English soccer club Manchester United's flat debut on the New York Stock Exchange on Friday ended a rocky but busy week for initial public offerings.
On Tuesday, Outback Steakhouse's parent company priced its IPO below expectations, and the owner of the Carl's Jr. fast-food chain postponed its planned stock offering Thursday night. It added up to an anticlimactic ending to the busiest week for major IPOs since Facebook's problem-plagued debut in May.
Investor reaction to the debuts show that they are pushing back on pricing and staying cautious if the company's finances are questionable. But if the price is right and the company is solid, investors are willing to buy.
After a five-week lull following Facebook's IPO, have been 22 initial public offerings since the last week in June.
"The greed factor is back," said Francis Gaskins, president and editor of IPODesktop.com. But investors are being cautious about which companies to buy into, he said. "When you have big leveraged buyouts with a big brand, they have to show bottom-line profit," to succeed.
If they don't, investors won't bite, as Manchester United found on Friday.
Its shares were flat at $14 in midday trading on the New York Stock Exchange, the level they were priced at by the underwriters late Thursday. The shares trade under the MANU ticker symbol. The stock had predicted the IPO to price between $16 and $20.
The sports team is the best known in the world, but its finances are less sterling. It is hundreds of millions of dollars in debt and expects to report a loss for the year ended June 30, excluding a tax credit, with revenue down 3% to 5%.
Since Facebook's debut in May, investors are increasingly demanding lower stock prices, as well. Ten of the last 11 IPOS have priced below their expected range, said Nick Einhorn, an analyst at research firm Renaissance Capital.
"In the last few weeks, investors kind of in general have been somewhat cautious," he said. "There's price sensitivity."
Bloomin' Brands, parent of Outback Steakhouse and other restaurants, for example, priced its offering of 16 million shares at $11 per share, below the $13 to $15 per share expected. But shares rallied, up 17 cents at $13.66 by midday Friday, up 24% from its IPO price.
Another expected IPO, from Carl's Jr. parent CKE Inc. on Friday was postponed. The company blamed market conditions.
Performant Financial Corp.'s initial public offering of 9 million shares on Friday priced at $9 per share, below an expected range of $12 to $14. Shares rose $1.05, or 11.6%, to $10.05 in midday trading. The Livermore, California, company, helps its government and private clients assess and collect delinquent or defaulted assets like student loans and Medicare overpayments.
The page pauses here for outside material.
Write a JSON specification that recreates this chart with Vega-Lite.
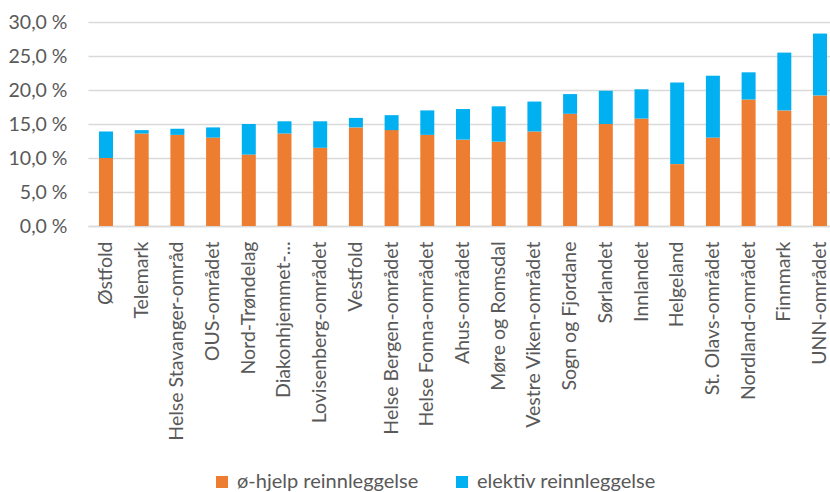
{
  "$schema": "https://vega.github.io/schema/vega-lite/v6.json",
  "width": 742,
  "height": 204,
  "autosize": {"type": "none"},
  "padding": {"left": 88, "top": 22, "right": 0, "bottom": 266},
  "background": "#ffffff",
  "config": {
    "view": {"stroke": null},
    "font": "Lato"
  },
  "data": {
    "values": [
      {"omrade": "Østfold", "type": "ø-hjelp reinnleggelse", "andel": 10.0},
      {"omrade": "Østfold", "type": "elektiv reinnleggelse", "andel": 3.9},
      {"omrade": "Telemark", "type": "ø-hjelp reinnleggelse", "andel": 13.6},
      {"omrade": "Telemark", "type": "elektiv reinnleggelse", "andel": 0.5},
      {"omrade": "Helse Stavanger-områd", "type": "ø-hjelp reinnleggelse", "andel": 13.4},
      {"omrade": "Helse Stavanger-områd", "type": "elektiv reinnleggelse", "andel": 0.9},
      {"omrade": "OUS-området", "type": "ø-hjelp reinnleggelse", "andel": 13.0},
      {"omrade": "OUS-området", "type": "elektiv reinnleggelse", "andel": 1.5},
      {"omrade": "Nord-Trøndelag", "type": "ø-hjelp reinnleggelse", "andel": 10.5},
      {"omrade": "Nord-Trøndelag", "type": "elektiv reinnleggelse", "andel": 4.5},
      {"omrade": "Diakonhjemmet-...", "type": "ø-hjelp reinnleggelse", "andel": 13.6},
      {"omrade": "Diakonhjemmet-...", "type": "elektiv reinnleggelse", "andel": 1.8},
      {"omrade": "Lovisenberg-området", "type": "ø-hjelp reinnleggelse", "andel": 11.5},
      {"omrade": "Lovisenberg-området", "type": "elektiv reinnleggelse", "andel": 3.9},
      {"omrade": "Vestfold", "type": "ø-hjelp reinnleggelse", "andel": 14.5},
      {"omrade": "Vestfold", "type": "elektiv reinnleggelse", "andel": 1.4},
      {"omrade": "Helse Bergen-området", "type": "ø-hjelp reinnleggelse", "andel": 14.1},
      {"omrade": "Helse Bergen-området", "type": "elektiv reinnleggelse", "andel": 2.2},
      {"omrade": "Helse Fonna-området", "type": "ø-hjelp reinnleggelse", "andel": 13.4},
      {"omrade": "Helse Fonna-området", "type": "elektiv reinnleggelse", "andel": 3.6},
      {"omrade": "Ahus-området", "type": "ø-hjelp reinnleggelse", "andel": 12.7},
      {"omrade": "Ahus-området", "type": "elektiv reinnleggelse", "andel": 4.5},
      {"omrade": "Møre og Romsdal", "type": "ø-hjelp reinnleggelse", "andel": 12.4},
      {"omrade": "Møre og Romsdal", "type": "elektiv reinnleggelse", "andel": 5.2},
      {"omrade": "Vestre Viken-området", "type": "ø-hjelp reinnleggelse", "andel": 13.9},
      {"omrade": "Vestre Viken-området", "type": "elektiv reinnleggelse", "andel": 4.4},
      {"omrade": "Sogn og Fjordane", "type": "ø-hjelp reinnleggelse", "andel": 16.5},
      {"omrade": "Sogn og Fjordane", "type": "elektiv reinnleggelse", "andel": 2.9},
      {"omrade": "Sørlandet", "type": "ø-hjelp reinnleggelse", "andel": 15.0},
      {"omrade": "Sørlandet", "type": "elektiv reinnleggelse", "andel": 4.9},
      {"omrade": "Innlandet", "type": "ø-hjelp reinnleggelse", "andel": 15.8},
      {"omrade": "Innlandet", "type": "elektiv reinnleggelse", "andel": 4.3},
      {"omrade": "Helgeland", "type": "ø-hjelp reinnleggelse", "andel": 9.1},
      {"omrade": "Helgeland", "type": "elektiv reinnleggelse", "andel": 12.0},
      {"omrade": "St. Olavs-området", "type": "ø-hjelp reinnleggelse", "andel": 13.0},
      {"omrade": "St. Olavs-området", "type": "elektiv reinnleggelse", "andel": 9.1},
      {"omrade": "Nordland-området", "type": "ø-hjelp reinnleggelse", "andel": 18.6},
      {"omrade": "Nordland-området", "type": "elektiv reinnleggelse", "andel": 4.0},
      {"omrade": "Finnmark", "type": "ø-hjelp reinnleggelse", "andel": 17.0},
      {"omrade": "Finnmark", "type": "elektiv reinnleggelse", "andel": 8.5},
      {"omrade": "UNN-området", "type": "ø-hjelp reinnleggelse", "andel": 19.2},
      {"omrade": "UNN-området", "type": "elektiv reinnleggelse", "andel": 9.1}
    ]
  },
  "mark": {"type": "bar"},
  "encoding": {
    "x": {
      "field": "omrade",
      "type": "nominal",
      "sort": null,
      "scale": {"range": [0, 750], "paddingInner": 0.608, "paddingOuter": 0.308},
      "axis": {
        "title": null,
        "labelAngle": -90,
        "labelFontSize": 19.5,
        "labelColor": "#595959",
        "labelPadding": 15,
        "labelLimit": 260,
        "ticks": false,
        "domainColor": "#D9D9D9",
        "domainWidth": 1.3
      }
    },
    "y": {
      "field": "andel",
      "type": "quantitative",
      "stack": "zero",
      "scale": {"domain": [0, 30], "nice": false},
      "axis": {
        "title": null,
        "values": [0, 5, 10, 15, 20, 25, 30],
        "labelExpr": "replace(format(datum.value, '.1f'), '.', ',') + ' %'",
        "labelFontSize": 19.5,
        "labelColor": "#595959",
        "labelPadding": 21,
        "ticks": false,
        "domain": false,
        "gridColor": "#D9D9D9",
        "gridWidth": 1.3
      }
    },
    "color": {
      "field": "type",
      "type": "nominal",
      "scale": {
        "domain": ["ø-hjelp reinnleggelse", "elektiv reinnleggelse"],
        "range": ["#ED7D31", "#00B0F0"]
      },
      "legend": {
        "title": null,
        "orient": "none",
        "direction": "horizontal",
        "legendX": 124,
        "legendY": 450,
        "symbolType": "square",
        "symbolSize": 144,
        "symbolStrokeWidth": 0,
        "labelFontSize": 20,
        "labelLimit": 320,
        "labelColor": "#595959",
        "labelOffset": 5,
        "columnPadding": 33
      }
    },
    "order": {"field": "type", "sort": "descending"}
  }
}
Tech company Pereguine Semiconductor shares priced at $14 on Wednesday, at the low end of its expected range of $14 to $16. Shares have traded as high as $15.81 but were up 17 cents to $14.68 on Friday, 5% above its opening price.
The summer IPO season that got off to a slow start because of the fallout from Facebook's disappointing market debut.
Facebook shares began trading publicly on May 18 at the top of their projected IPO range, but ended up closing barely above their IPO price at $38.23 and have fallen sharply since then.
The offering was plagued with other problems too, including glitches with the Nasdaq stock market that delayed trading by half an hour. After that there was a five-week pause in IPO debuts, a "Facebook freeze."
Facebook's shares closed Wednesday at $20.72, down 45% from their IPO price.
But the late spate of summer IPOs could bode well for the rest of the year, Gaskins said.
"This is a good omen going into a fall, as long as the averages don't tank," he said. "I suspect fall will be a busy season."